■ Recorded information
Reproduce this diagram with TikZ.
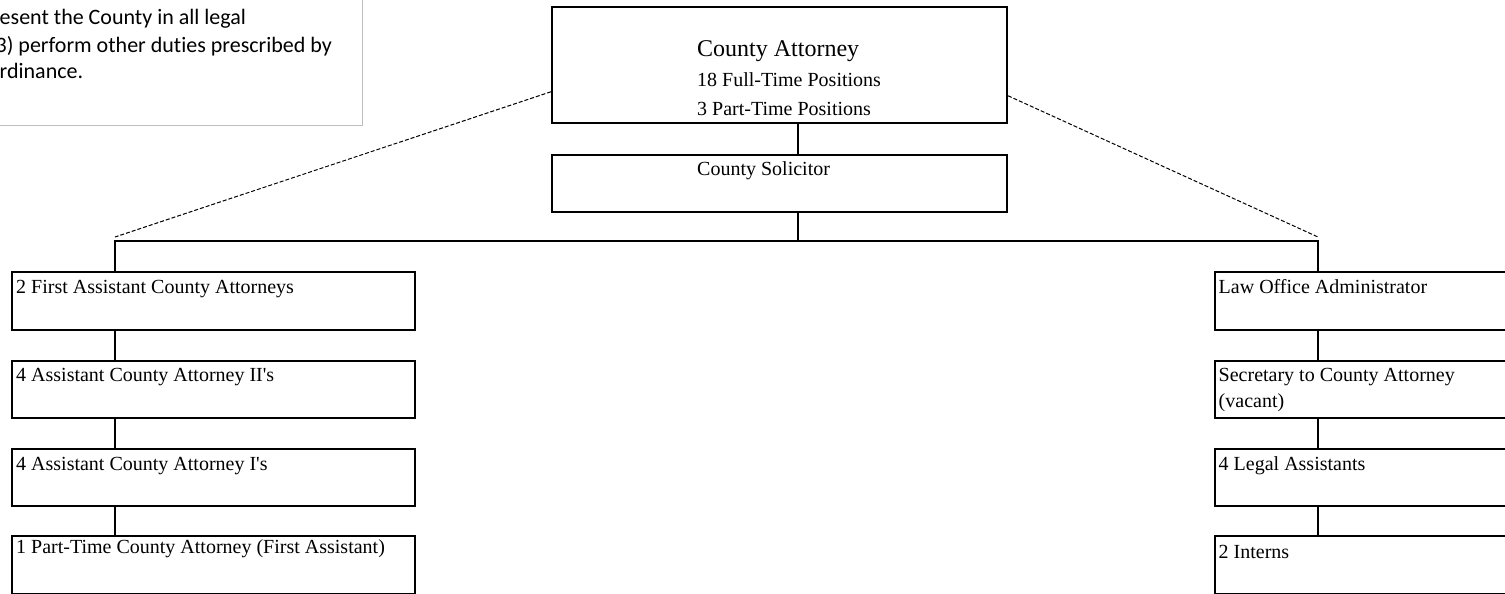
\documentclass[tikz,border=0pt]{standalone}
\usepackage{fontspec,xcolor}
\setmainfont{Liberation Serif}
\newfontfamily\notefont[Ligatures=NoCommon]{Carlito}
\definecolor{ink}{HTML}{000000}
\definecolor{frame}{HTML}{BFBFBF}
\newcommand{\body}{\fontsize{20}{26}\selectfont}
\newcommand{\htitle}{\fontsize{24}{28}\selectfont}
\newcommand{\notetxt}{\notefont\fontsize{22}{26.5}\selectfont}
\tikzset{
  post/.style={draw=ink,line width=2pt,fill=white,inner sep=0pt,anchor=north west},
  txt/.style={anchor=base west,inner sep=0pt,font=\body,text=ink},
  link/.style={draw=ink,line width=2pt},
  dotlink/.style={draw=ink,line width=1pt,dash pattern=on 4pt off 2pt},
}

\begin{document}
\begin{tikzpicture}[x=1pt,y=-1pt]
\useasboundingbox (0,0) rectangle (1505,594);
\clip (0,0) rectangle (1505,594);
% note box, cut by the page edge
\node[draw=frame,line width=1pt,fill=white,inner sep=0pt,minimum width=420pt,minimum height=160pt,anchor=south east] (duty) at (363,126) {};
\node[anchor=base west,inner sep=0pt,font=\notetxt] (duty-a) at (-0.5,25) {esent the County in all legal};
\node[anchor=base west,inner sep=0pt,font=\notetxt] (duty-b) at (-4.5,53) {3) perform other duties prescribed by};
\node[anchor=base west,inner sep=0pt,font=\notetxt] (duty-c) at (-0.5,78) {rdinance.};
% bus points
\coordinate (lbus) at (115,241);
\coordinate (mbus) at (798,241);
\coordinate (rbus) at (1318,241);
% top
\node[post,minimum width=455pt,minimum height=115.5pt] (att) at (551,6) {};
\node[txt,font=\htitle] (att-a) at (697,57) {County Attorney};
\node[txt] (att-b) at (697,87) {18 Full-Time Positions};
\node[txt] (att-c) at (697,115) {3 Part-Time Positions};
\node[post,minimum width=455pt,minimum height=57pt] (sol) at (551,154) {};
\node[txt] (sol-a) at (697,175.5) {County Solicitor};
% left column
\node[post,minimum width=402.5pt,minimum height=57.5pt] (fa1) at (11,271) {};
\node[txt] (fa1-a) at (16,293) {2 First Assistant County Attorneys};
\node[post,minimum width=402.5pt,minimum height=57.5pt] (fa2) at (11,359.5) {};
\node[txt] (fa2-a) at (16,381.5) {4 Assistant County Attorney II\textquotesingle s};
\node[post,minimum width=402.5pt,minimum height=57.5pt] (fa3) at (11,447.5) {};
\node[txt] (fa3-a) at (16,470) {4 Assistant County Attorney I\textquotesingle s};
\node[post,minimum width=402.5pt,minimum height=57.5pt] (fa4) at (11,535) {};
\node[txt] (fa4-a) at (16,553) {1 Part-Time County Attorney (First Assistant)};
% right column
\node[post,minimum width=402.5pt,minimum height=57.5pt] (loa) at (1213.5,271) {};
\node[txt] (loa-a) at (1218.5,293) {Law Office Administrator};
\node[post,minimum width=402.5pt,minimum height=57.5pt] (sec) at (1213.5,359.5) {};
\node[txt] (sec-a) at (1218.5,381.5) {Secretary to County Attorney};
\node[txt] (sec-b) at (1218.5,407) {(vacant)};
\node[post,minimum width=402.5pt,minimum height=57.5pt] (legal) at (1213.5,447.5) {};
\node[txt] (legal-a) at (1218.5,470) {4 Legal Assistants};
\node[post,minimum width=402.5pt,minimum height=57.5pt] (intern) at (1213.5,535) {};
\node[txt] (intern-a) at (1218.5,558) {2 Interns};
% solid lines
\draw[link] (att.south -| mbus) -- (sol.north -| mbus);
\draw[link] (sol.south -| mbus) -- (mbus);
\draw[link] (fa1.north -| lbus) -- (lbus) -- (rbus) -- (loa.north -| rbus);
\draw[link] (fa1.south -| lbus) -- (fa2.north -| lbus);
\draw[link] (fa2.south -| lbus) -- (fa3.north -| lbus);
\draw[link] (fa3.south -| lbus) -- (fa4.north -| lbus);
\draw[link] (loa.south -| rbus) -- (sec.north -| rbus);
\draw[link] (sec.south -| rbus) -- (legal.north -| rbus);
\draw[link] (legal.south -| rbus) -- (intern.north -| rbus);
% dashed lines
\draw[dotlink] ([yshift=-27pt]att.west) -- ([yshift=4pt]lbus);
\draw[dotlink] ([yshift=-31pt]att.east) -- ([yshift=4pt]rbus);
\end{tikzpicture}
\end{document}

■ Task directions
All the lines above are to be given again exactly as they read, with the pictures removed.

■ Correct answer
Reproduce this diagram with TikZ.
\documentclass[tikz,border=0pt]{standalone}
\usepackage{fontspec,xcolor}
\setmainfont{Liberation Serif}
\newfontfamily\notefont[Ligatures=NoCommon]{Carlito}
\definecolor{ink}{HTML}{000000}
\definecolor{frame}{HTML}{BFBFBF}
\newcommand{\body}{\fontsize{20}{26}\selectfont}
\newcommand{\htitle}{\fontsize{24}{28}\selectfont}
\newcommand{\notetxt}{\notefont\fontsize{22}{26.5}\selectfont}
\tikzset{
  post/.style={draw=ink,line width=2pt,fill=white,inner sep=0pt,anchor=north west},
  txt/.style={anchor=base west,inner sep=0pt,font=\body,text=ink},
  link/.style={draw=ink,line width=2pt},
  dotlink/.style={draw=ink,line width=1pt,dash pattern=on 4pt off 2pt},
}

\begin{document}
\begin{tikzpicture}[x=1pt,y=-1pt]
\useasboundingbox (0,0) rectangle (1505,594);
\clip (0,0) rectangle (1505,594);
% note box, cut by the page edge
\node[draw=frame,line width=1pt,fill=white,inner sep=0pt,minimum width=420pt,minimum height=160pt,anchor=south east] (duty) at (363,126) {};
\node[anchor=base west,inner sep=0pt,font=\notetxt] (duty-a) at (-0.5,25) {esent the County in all legal};
\node[anchor=base west,inner sep=0pt,font=\notetxt] (duty-b) at (-4.5,53) {3) perform other duties prescribed by};
\node[anchor=base west,inner sep=0pt,font=\notetxt] (duty-c) at (-0.5,78) {rdinance.};
% bus points
\coordinate (lbus) at (115,241);
\coordinate (mbus) at (798,241);
\coordinate (rbus) at (1318,241);
% top
\node[post,minimum width=455pt,minimum height=115.5pt] (att) at (551,6) {};
\node[txt,font=\htitle] (att-a) at (697,57) {County Attorney};
\node[txt] (att-b) at (697,87) {18 Full-Time Positions};
\node[txt] (att-c) at (697,115) {3 Part-Time Positions};
\node[post,minimum width=455pt,minimum height=57pt] (sol) at (551,154) {};
\node[txt] (sol-a) at (697,175.5) {County Solicitor};
% left column
\node[post,minimum width=402.5pt,minimum height=57.5pt] (fa1) at (11,271) {};
\node[txt] (fa1-a) at (16,293) {2 First Assistant County Attorneys};
\node[post,minimum width=402.5pt,minimum height=57.5pt] (fa2) at (11,359.5) {};
\node[txt] (fa2-a) at (16,381.5) {4 Assistant County Attorney II\textquotesingle s};
\node[post,minimum width=402.5pt,minimum height=57.5pt] (fa3) at (11,447.5) {};
\node[txt] (fa3-a) at (16,470) {4 Assistant County Attorney I\textquotesingle s};
\node[post,minimum width=402.5pt,minimum height=57.5pt] (fa4) at (11,535) {};
\node[txt] (fa4-a) at (16,553) {1 Part-Time County Attorney (First Assistant)};
% right column
\node[post,minimum width=402.5pt,minimum height=57.5pt] (loa) at (1213.5,271) {};
\node[txt] (loa-a) at (1218.5,293) {Law Office Administrator};
\node[post,minimum width=402.5pt,minimum height=57.5pt] (sec) at (1213.5,359.5) {};
\node[txt] (sec-a) at (1218.5,381.5) {Secretary to County Attorney};
\node[txt] (sec-b) at (1218.5,407) {(vacant)};
\node[post,minimum width=402.5pt,minimum height=57.5pt] (legal) at (1213.5,447.5) {};
\node[txt] (legal-a) at (1218.5,470) {4 Legal Assistants};
\node[post,minimum width=402.5pt,minimum height=57.5pt] (intern) at (1213.5,535) {};
\node[txt] (intern-a) at (1218.5,558) {2 Interns};
% solid lines
\draw[link] (att.south -| mbus) -- (sol.north -| mbus);
\draw[link] (sol.south -| mbus) -- (mbus);
\draw[link] (fa1.north -| lbus) -- (lbus) -- (rbus) -- (loa.north -| rbus);
\draw[link] (fa1.south -| lbus) -- (fa2.north -| lbus);
\draw[link] (fa2.south -| lbus) -- (fa3.north -| lbus);
\draw[link] (fa3.south -| lbus) -- (fa4.north -| lbus);
\draw[link] (loa.south -| rbus) -- (sec.north -| rbus);
\draw[link] (sec.south -| rbus) -- (legal.north -| rbus);
\draw[link] (legal.south -| rbus) -- (intern.north -| rbus);
% dashed lines
\draw[dotlink] ([yshift=-27pt]att.west) -- ([yshift=4pt]lbus);
\draw[dotlink] ([yshift=-31pt]att.east) -- ([yshift=4pt]rbus);
\end{tikzpicture}
\end{document}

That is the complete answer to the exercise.